First Appearance Overview

  1. When to Hold It
    A first appearance must be held before a district court judge or, if unavailable, before a superior court clerk (or a magistrate, if the clerk is also unavailable), within 72 hours from the time that the defendant was taken into custody or at the first regular session of district court held in the county, whichever occurs first. G.S. 15A-601(c), (e) (effective December 1, 2021; prior to this date, the time limit was 96 hours and magistrates were not authorized to conduct a first appearance). The 72-hour time limitation does not apply if the defendant has been released from custody or was never taken into custody. G.S. 15A-601(c).
  2. Basic Requirements/Procedure
    1. Waiver of first appearance. G.S. 15A-601(d). Note that defendant may not actually “waive” a first appearance, but the defendant need not personally appear if represented by counsel at the hearing. G.S. 15A-601(d).
    2. Judge must warn defendant of right against self-incrimination. G.S. 15A-602.
    3. Judge must assure defendant’s right to counsel. G.S. 15A-603, 15A-606(e), and 15A-1242.
    4. Judge must examine charge, inform defendant of charge, and provide defendant with copy of charge. G.S. 15A-605.
    5. Judge must notify prosecutor if charge is improper or defective. G.S. 15A-604.
    6. Judge must set or review pretrial release conditions. G.S. 15A-605(3); G.S. 15A-531 through 536.
    7. Scheduling of probable cause hearing. G.S. 15A-606. Judge must schedule the hearing not sooner than five working days following first appearance (unless defendant and prosecutor consent to earlier scheduling) and not later than 15 working days following first appearance (unless no session of district court is scheduled in the county within that time, in which case judge must schedule the hearing for the first day of the next session). Judge must schedule a probable cause hearing unless defendant in writing waives his or her right to such hearing, with the written consent of his or her attorney, in which case the judge must transfer case to superior court. If a true bill of indictment is returned by the grand jury before the probable cause hearing takes place, then no hearing is required. See State v. Lester, 294 N.C. 220 (1978).

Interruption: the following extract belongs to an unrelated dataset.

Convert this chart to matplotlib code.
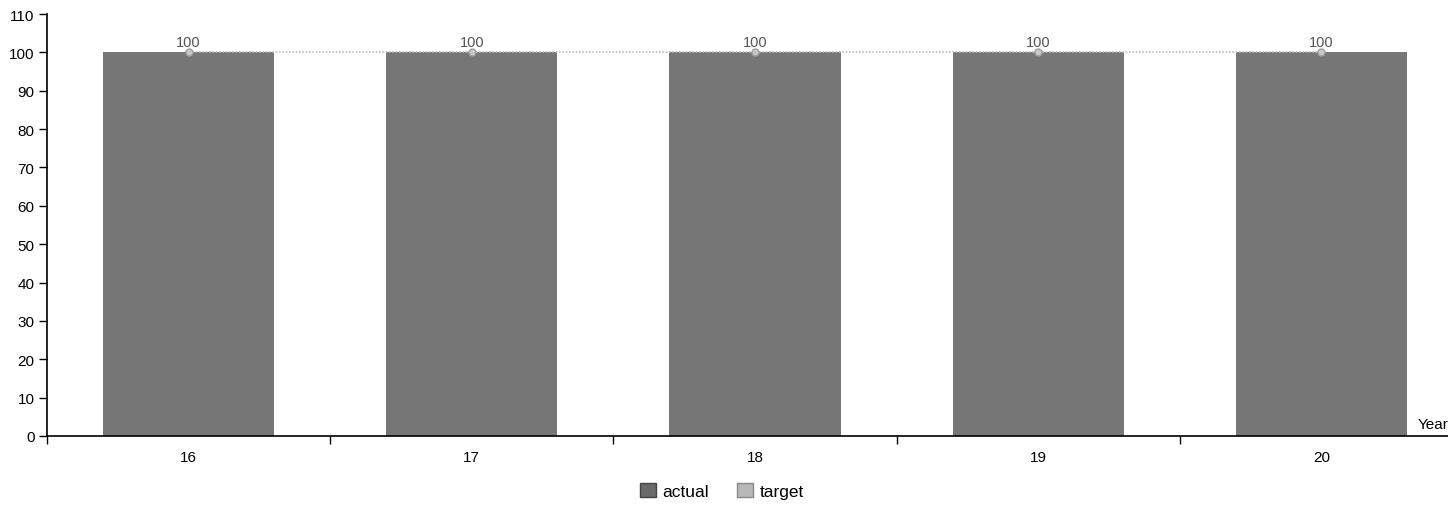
import matplotlib.pyplot as plt
import numpy as np
from matplotlib.patches import Patch

plt.rcParams['font.family'] = ['Liberation Sans', 'DejaVu Sans']

# data
years = ["16", "17", "18", "19", "20"]
actual = [100, 100, 100, 100, 100]
target = [100, 100, 100, 100, 100]
y_ticks = list(range(0, 111, 10))

fig = plt.figure(figsize=(14.48, 5.06), dpi=100)
# x range runs past the right edge of the figure, like the original
ax = fig.add_axes([47 / 1448, 69 / 506, 1416 / 1448, 422 / 506])

x = np.arange(len(years))
ax.bar(x, actual, width=0.605, color="#767676", zorder=2, label="actual")
ax.plot(x, target, color="#bdbdbd", linestyle=(0, (1, 1)), linewidth=1.2,
        marker="o", markersize=5, markerfacecolor="#c8c8c8",
        markeredgecolor="#a0a0a0", zorder=3, label="target")
for xi, v in zip(x, actual):
    ax.text(xi, v + 1.0, str(v), ha="center", va="bottom", fontsize=10.5, color="#555555")

ax.set_xlim(-0.5, len(years) - 0.5)
ax.set_ylim(0, 110)
ax.set_yticks(y_ticks)
ax.set_xticks(np.arange(-0.5, len(years), 1.0))
ax.set_xticklabels([])
ax.set_xticks(x, minor=True)
ax.set_xticklabels(years, minor=True)
ax.tick_params(axis="x", which="minor", length=0, pad=10, labelsize=11)
ax.tick_params(axis="x", which="major", length=6, width=1)
ax.tick_params(axis="y", length=6, width=1, labelsize=11, pad=3)

for s in ["top", "right"]:
    ax.spines[s].set_visible(False)
for s in ["left", "bottom"]:
    ax.spines[s].set_linewidth(1.2)

fig.text(1418 / 1448, (506 - 425) / 506, "Year", fontsize=11, ha="left", va="center")

# legend with square swatches
handles = [Patch(facecolor="#6a6a6a", edgecolor="#444444"),
           Patch(facecolor="#b8b8b8", edgecolor="#888888")]
fig.legend(handles, ["actual", "target"], loc="center", bbox_to_anchor=(722 / 1448, (506 - 492) / 506),
           ncol=2, frameon=False, fontsize=12.5, handlelength=0.9, handleheight=0.9,
           handletextpad=0.4, columnspacing=1.6)

fig.savefig("out.png", dpi=100)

Use of Audio and Video Transmission for First Appearance

G.S. 7A-49.6 broadly authorizes the use of audio and video transmission to conduct "all types" of court proceedings as long as the presiding judge and participants can see and hear each other, there is no objection made for good cause, the videoconferencing application used has been approved by the Administrative Office of the Courts, and the procedures "safeguard the constitutional rights of those persons involved in the proceeding and preserve the integrity of the judicial process," including preserving the defendant's right to confer confidentially with counsel and confront witnesses, if applicable. G.S. 7A-49.6 was established by S.L. 2017-47 (S.B. 255), effective June 18, 2021, which also repealed the provisions of G.S. 15A-601 that had previously limited the use of remote audio and video transmission to noncapital cases only.

Failure to Follow Initial Appearance or First Appearance Procedures

Failure to hold an initial or first appearance, or failure to follow the procedures described in G.S. 15A-501 and G.S. 15A-511 concerning conducting the initial or first appearance, does not affect the validity of a trial, unless defendant shows that his or her constitutional rights were prejudiced as a result. State v. Reynolds, 298 N.C. 380 (1979); State v. Pruitt, 42 N.C. App. 240 (1979).